Different Nostril Breath

Different Nostril Breath

Teachers: Make sure you and your students are familiar with Full Mindful Breath (earlier in this series). It is important to practice this at least once before teaching so you can demonstrate for your students.

Begin reading here:

This week’s practice is Different Nostril Breath. It is a practice to make you feel calm, and also mindful of your body. Different Nostril Breath is also meant to challenge your brain a little bit to see if it is paying attention.

If you don’t know what your nostrils are, they are the places where you breathe into your nose. You have two nostrils: one on the right ( teacher: touch the right one to demonstrate) and one on the left (touch the right one to demonstrate). Now you try. Point to your right nostril. Good! Now point to your left nostril. Awesome! Different Nostril Breath uses both nostrils, so it is important to know right from left.

Different Nostril Breath doesn’t just have to do with your nose: the next step is to learn how our hands go in this practice. Hold up your right hand. Good. Now curl your pointing finger and the middle finger down (Teacher: hold up your hand to show them). I’m going to show you Different Nostril Breath one time before we practice together.

Keep your hand like this and cover your right nostril with your thumb. Take a Full Mindful Breath in to your left nostril. Then cover your left nostril with your ring and pinky fingers and breathe out of your right nostril. Now take a Full Mindful Breath into your right nostril. Then cover that nostril with your thumb and breathe out of your left one!

Now let’s try it together! If your nose is stuffy, just close your eyes and imagine following along with us. You can even hold your hand the same way, just don’t press down on your nostrils. Remember to keep your pointer and middle fingers down. Now cover your right nostril with your thumb. Take a Full Mindful Breath in to your left nostril. Then cover your left nostril with your ring and pinky fingers and breathe out of your right nostril. Now take a Full Mindful Breath into your right nostril. Then cover that nostril with your thumb and breathe out of your left one!

OLYMPUS DIGITAL CAMERAPractice that three more times. Thumb on right nostril, in-breath on the left. Pinky and ring on left nostril, out-breath on the right. In-breath on the right. Thumb covers right nostril and out-breath on the left. Imagine that you are breathing in and out slowly and softly, as if there is a feather under your nose and you are trying to keep it from blowing away!

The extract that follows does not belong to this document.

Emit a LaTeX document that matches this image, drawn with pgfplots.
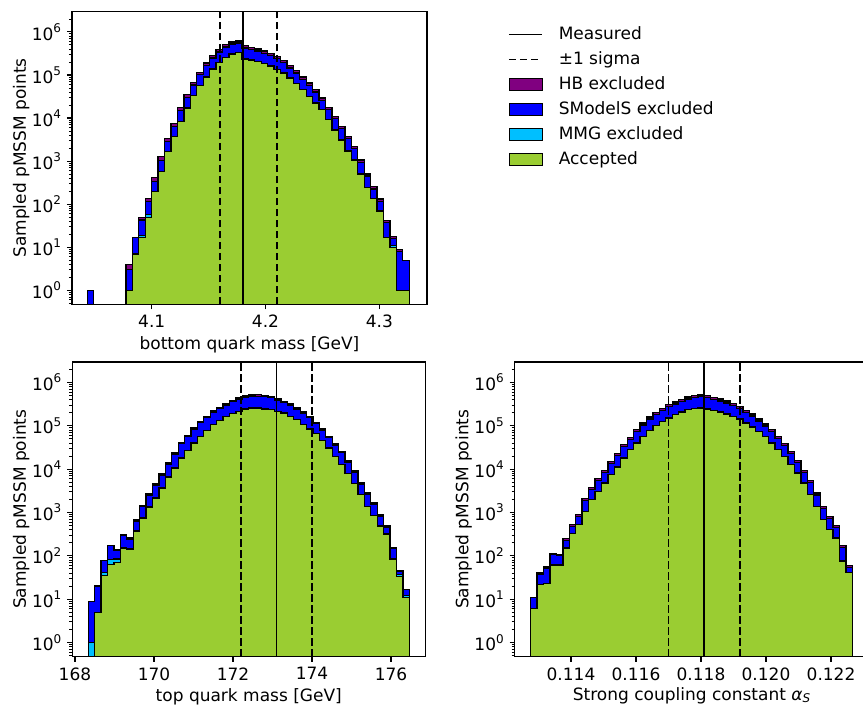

Try one more time on your own. Remember to breathe softly and slowly. End on the left side (where you begin).

Great job! How did that feel? Was it hard for anyone?

Teacher: take some time for feedback and reflection from students on how that felt in their bodies.

Teacher’s Tip: This is a great practice to calm students down and get their brains into focus mode.

Student’s Tip: Practice Different Nostril Breath anytime you want to feel a little more calm in your mind and body. If you have a stuffy nose, remember to close your eyes and just imagine covering up your nostrils on each side.

Equal Breath

Equal Breath

Today’s practice is on Equal Breath. This practice helps us notice how long our in-breaths and out-breaths are, and then Mindfully change them so that they are the same length. There is no right or wrong way to do this practice, so just try your best. If you find that it doesn’t feel good in your body, practice Belly Breathing or Full Mindful Breath instead.

Equal Breath means we are breathing in for as much time as we are breathing out. So if our in-breath takes us to the count of three, our out-breath will take three counts too. The easiest way to understand the practice is to try it yourself, so let’s practice Equal Breath together.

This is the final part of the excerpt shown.